Several of the labels involved in these promotions declined to comment, referring queries to Amazon, which in turn wouldn’t divulge how prices are set, how artists are chosen, and which have been the most successful. In fact, a spokesman for Amazon MP3 wouldn’t talk about most aspects of the sales promotion and the competition posed by other services beyond saying, via e-mail: “We are not focused on other companies, we are focused on customers.”

It used to be that companies could offer DRM-free tracks – tracks free of copy-protection software that made it easy to transfer among formats – as a way to attract customers, but that incentive is no longer enough, says Antony Bruno, digital editor at music industry trade magazine Billboard. “Everyone has basically gone in that direction,” he says, “so now it’s really about price.” And the price is shockingly low for a reason. “It is the schoolyard crack dealer approach,” Big Champagne’s Garland says. “We will essentially give it away in order to get you to try it because we think you’re going to get hooked, and we think you’re going to come back.”

Consider Jungmann happily strung out. “Every week I’d buy one to two downloads,” says the handyman. “And I still do that typically for full price [albums], but now that I’ve found the Daily Deal I look every day.”

So what does this kind of pricing mean for traditional record stores still selling actual CDs? “It means you have to get more aggressive about what you’re doing with your stores,” says Carl Mello, director of purchasing for New England chain Newbury Comics.
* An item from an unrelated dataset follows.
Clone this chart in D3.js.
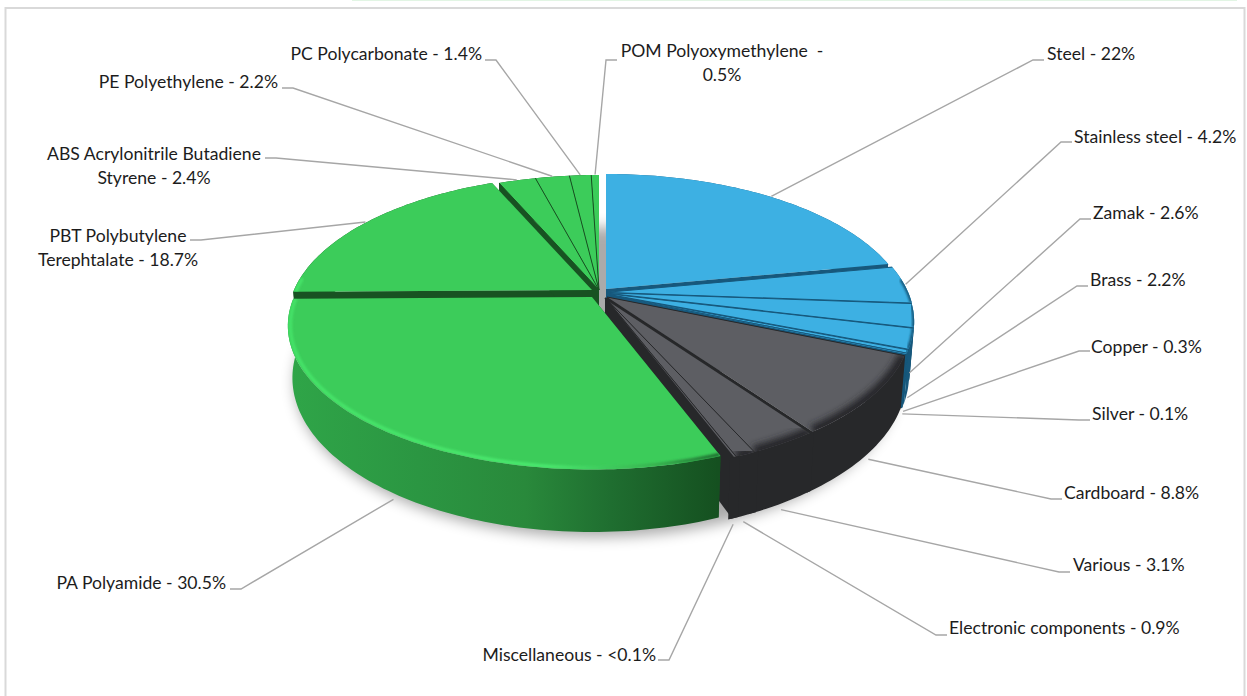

Last week the chain sold the new U2 album at the discounted price of $9.99 and offered every other single-disc U2 record for $5.99.

These sales aren’t just good for digital retailers, they’re good for record companies, too. The proof is in the numbers, which spike at these price points, Garland says. “Whereas iTunes is getting iPod users to load it up with songs and pay to do that instead of doing it illegally, what Amazon is doing is getting the CD buyers to buy albums without the CD,” he says. “And the record companies love that.”

“I think any way of getting people to pay for the music they’re acquiring is a good strategy,” says Billboard’s Bruno. Mello agrees: “We’re always competing with free these days.”

Cheap just may be the answer. Former illegal file-sharer Jungmann was often dissatisfied with what he found in the peer-to-peer world of Napster and Kazaa. “It didn’t have the sound quality,” he says. Besides, he says, laughing, “It’s too much work to steal stuff.” And that should really be music to the industry’s ears.